Wednesday, June 07, 2006

Welcome Home Honey! Look at this Hunk of an Australian Man I Got For You!

David and I have taken to watching a show on TLC in the evenings called Take Home Chef. The premise is that a professional chef approaches someone in the grocery store, goes home with them and helps them make a gourmet meal for their loved one(s). He pays for the groceries and often stops along the way to buy a specialty pot or pan.

The premise is an interesting one and a nice thing to think about. (If the chef was paying for my groceries, would he mind if I threw in some necessities like fruit snacks, juice boxes, Cheerios and Diet Coke? We are running a little low at the ZabManor.) But what keeps us coming back night after night is the final reveal.

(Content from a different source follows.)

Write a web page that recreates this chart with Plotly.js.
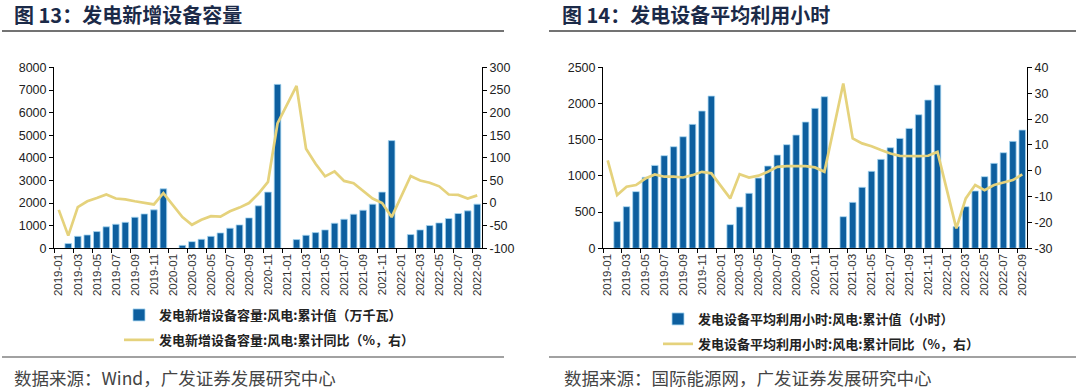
<!DOCTYPE html>
<html>
<head>
<meta charset="utf-8">
<script src="https://cdn.plot.ly/plotly-3.0.1.min.js"></script>
<style>
  html, body { margin: 0; padding: 0; background: #ffffff; }
  #chart { width: 1080px; height: 392px; }
</style>
</head>
<body>
<div id="chart"></div>
<script>
const months = [
  '2019-01','2019-02','2019-03','2019-04','2019-05','2019-06','2019-07','2019-08','2019-09','2019-10','2019-11','2019-12',
  '2020-01','2020-02','2020-03','2020-04','2020-05','2020-06','2020-07','2020-08','2020-09','2020-10','2020-11','2020-12',
  '2021-01','2021-02','2021-03','2021-04','2021-05','2021-06','2021-07','2021-08','2021-09','2021-10','2021-11','2021-12',
  '2022-01','2022-02','2022-03','2022-04','2022-05','2022-06','2022-07','2022-08','2022-09'
];

// 图13: 发电新增设备容量:风电:累计值（万千瓦）
const capacityCum = [
  null, 210, 530, 590, 740, 950, 1065, 1150, 1375, 1520, 1700, 2630,
  null, 130, 295, 400, 530, 680, 890, 1035, 1345, 1880, 2485, 7250,
  null, 385, 577, 695, 814, 1110, 1287, 1510, 1686, 1953, 2485, 4763,
  null, 607, 814, 1006, 1124, 1317, 1538, 1657, 1953
];
// 发电新增设备容量:风电:累计同比（%，右）
const capacityYoY = [
  -15, -72, -9, 4, 11, 19, 10, 8, 4, 0, -3, 22,
  null, -31, -48, -37, -29, -30, -18, -10, 0, 21, 47, 176,
  null, 259, 120, 87, 59, 70, 49, 44, 28, 10, 0, -31,
  null, 60, 50, 45, 37, 19, 18, 10, 17
];

// 图14: 发电设备平均利用小时:风电:累计值（小时）
const hoursCum = [
  null, 368, 575, 783, 981, 1146, 1280, 1404, 1542, 1713, 1897, 2104,
  null, 327, 571, 760, 971, 1137, 1289, 1432, 1565, 1745, 1934, 2095,
  null, 437, 635, 843, 1064, 1229, 1390, 1519, 1657, 1846, 2049, 2256,
  null, 300, 575, 792, 990, 1174, 1321, 1478, 1634
];
// 发电设备平均利用小时:风电:累计同比（%，右）
const hoursYoY = [
  4, -9.4, -6.2, -5.5, -3, -1.4, -2.3, -2.3, -2.6, -1.7, -0.4, -1,
  null, -10.7, -1.3, -2.6, -1.9, -0.4, 1.5, 1.8, 1.8, 1.8, 1.3, -0.4,
  null, 33.8, 12.5, 10.6, 9.5, 8, 6.7, 5.8, 5.7, 5.7, 5.8, 7.3,
  null, -22.3, -10.7, -5.5, -7.5, -5.5, -4.6, -3.6, -1.4
];

const capLeftTicks = [0, 1000, 2000, 3000, 4000, 5000, 6000, 7000, 8000];
const capRightTicks = [-100, -50, 0, 50, 100, 150, 200, 250, 300];
const hrsLeftTicks = [0, 500, 1000, 1500, 2000, 2500];
const hrsRightTicks = [-30, -20, -10, 0, 10, 20, 30, 40];

const names = {
  capBar: '发电新增设备容量:风电:累计值（万千瓦）',
  capLine: '发电新增设备容量:风电:累计同比（%，右）',
  hrsBar: '发电设备平均利用小时:风电:累计值（小时）',
  hrsLine: '发电设备平均利用小时:风电:累计同比（%，右）'
};

const BAR = '#0d5f9f';
const BAR_EDGE = '#a9d8f2';
const LINE = '#e5d27c';
const LAT = 'Liberation Sans, Arial, sans-serif';
const CJK = 'Noto Sans CJK SC, sans-serif';

const fmt = v => String(v); // plain hyphen minus

const traces = [
  { type: 'bar', x: months, y: capacityCum, name: names.capBar, xaxis: 'x', yaxis: 'y', legendgroup: 'a',
    marker: { color: BAR, line: { color: BAR_EDGE, width: 0.8 } }, legend: 'legend' },
  { type: 'scatter', mode: 'lines', x: months, y: capacityYoY, name: names.capLine, xaxis: 'x', yaxis: 'y2', legendgroup: 'b',
    connectgaps: true, line: { color: LINE, width: 2.7 }, legend: 'legend' },
  { type: 'bar', x: months, y: hoursCum, name: names.hrsBar, xaxis: 'x2', yaxis: 'y3', legendgroup: 'c',
    marker: { color: BAR, line: { color: BAR_EDGE, width: 0.8 } }, legend: 'legend2' },
  { type: 'scatter', mode: 'lines', x: months, y: hoursYoY, name: names.hrsLine, xaxis: 'x2', yaxis: 'y4', legendgroup: 'd',
    connectgaps: true, line: { color: LINE, width: 2.7 }, legend: 'legend2' }
];

const W = 1080, H = 392;
const px = v => v / W;
const py = v => 1 - v / H;

const xCommon = {
  type: 'category', tickangle: -90, dtick: 2, tick0: 0, tickson: 'boundaries',
  showline: true, linecolor: '#000', linewidth: 1, ticks: 'outside', ticklen: 4, tickcolor: '#000',
  showgrid: false, zeroline: false, range: [-0.5, 44.5], fixedrange: true,
  tickfont: { family: LAT, size: 11.5, color: '#333' }
};
const yCommon = {
  showline: true, linecolor: '#000', linewidth: 1, ticks: 'outside', ticklen: 4, tickcolor: '#000',
  showgrid: false, zeroline: false, fixedrange: true, tickmode: 'array',
  tickfont: { family: LAT, size: 12.5, color: '#222' }
};
const yDom = [py(248.3), py(67.4)];

const legendCommon = {
  xanchor: 'left', yanchor: 'top', orientation: 'v', traceorder: 'grouped',
  bgcolor: 'rgba(0,0,0,0)', itemwidth: 30, tracegroupgap: 5,
  font: { family: CJK, size: 13, color: '#222', weight: 'bold' }
};

const layout = {
  width: W, height: H,
  margin: { l: 0, r: 0, t: 0, b: 0 },
  paper_bgcolor: '#fff', plot_bgcolor: '#fff',
  bargap: 0.3,
  showlegend: true,
  xaxis: Object.assign({}, xCommon, { domain: [px(54), px(482)], anchor: 'y' }),
  yaxis: Object.assign({}, yCommon, { domain: yDom, anchor: 'x', range: [0, 8000],
    tickvals: capLeftTicks, ticktext: capLeftTicks.map(fmt) }),
  yaxis2: Object.assign({}, yCommon, { overlaying: 'y', side: 'right', anchor: 'x', range: [-100, 300],
    tickvals: capRightTicks, ticktext: capRightTicks.map(fmt) }),
  xaxis2: Object.assign({}, xCommon, { domain: [px(603), px(1027)], anchor: 'y3' }),
  yaxis3: Object.assign({}, yCommon, { domain: yDom, anchor: 'x2', range: [0, 2500],
    tickvals: hrsLeftTicks, ticktext: hrsLeftTicks.map(fmt) }),
  yaxis4: Object.assign({}, yCommon, { overlaying: 'y3', side: 'right', anchor: 'x2', range: [-30, 40],
    tickvals: hrsRightTicks, ticktext: hrsRightTicks.map(fmt) }),
  legend: Object.assign({}, legendCommon, { x: px(119), y: py(300) }),
  legend2: Object.assign({}, legendCommon, { x: px(658), y: py(304) }),
  shapes: [
    { type: 'line', xref: 'paper', yref: 'paper', x0: px(2), x1: px(504), y0: py(31), y1: py(31), line: { color: '#444', width: 1.4 } },
    { type: 'line', xref: 'paper', yref: 'paper', x0: px(549), x1: px(1076), y0: py(31), y1: py(31), line: { color: '#444', width: 1.4 } },
    { type: 'line', xref: 'paper', yref: 'paper', x0: px(2), x1: px(504), y0: py(357), y1: py(357), line: { color: '#444', width: 1.2 } },
    { type: 'line', xref: 'paper', yref: 'paper', x0: px(549), x1: px(1076), y0: py(357), y1: py(357), line: { color: '#444', width: 1.2 } }
  ],
  annotations: [
    { text: '图 13：发电新增设备容量', xref: 'paper', yref: 'paper', x: px(12), y: py(15), xanchor: 'left', yanchor: 'middle',
      showarrow: false, font: { family: CJK, size: 20, color: '#1b2a48', weight: 'bold' } },
    { text: '图 14：发电设备平均利用小时', xref: 'paper', yref: 'paper', x: px(560), y: py(15), xanchor: 'left', yanchor: 'middle',
      showarrow: false, font: { family: CJK, size: 20, color: '#1b2a48', weight: 'bold' } },
    { text: '数据来源：Wind，广发证券发展研究中心', xref: 'paper', yref: 'paper', x: px(12), y: py(377), xanchor: 'left', yanchor: 'middle',
      showarrow: false, font: { family: CJK, size: 17.5, color: '#444' } },
    { text: '数据来源：国际能源网，广发证券发展研究中心', xref: 'paper', yref: 'paper', x: px(562), y: py(377), xanchor: 'left', yanchor: 'middle',
      showarrow: false, font: { family: CJK, size: 17.5, color: '#444' } }
  ]
};

Plotly.newPlot('chart', traces, layout, { displayModeBar: false, staticPlot: true });
</script>
</body>
</html>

Imagine you are a hard working husband, your wife has been calling you every 10 minutes to find out when you are coming home. You walk in the door and find a handsome Aussie standing next to your wife like he is her best friend. You put your computer down, keys and wallet in their place and-on camera-find out this good looking, towering man spent the ENTIRE DAY with your wife, in your home cooking and drinking wine with her. "Mr. So-and-so, why don't you sit down and eat the delicious meal your wife worked so hard to prepare?"

We have seen many episodes of the show and the husband's look is the same each time: "Who the #$&*@ is this guy and what that the $&%@* is he doing in my house?"

David told me that if the Take Home Chef ever offers to buy my groceries and cook me dinner, I am to say no. I think instead, I will just work on a code: "Hi Sweetie! I was wondering when you were coming home for dinner? 6:00pm? OK, sounds good. I am making something special for you." That statement alone will let him know something is up.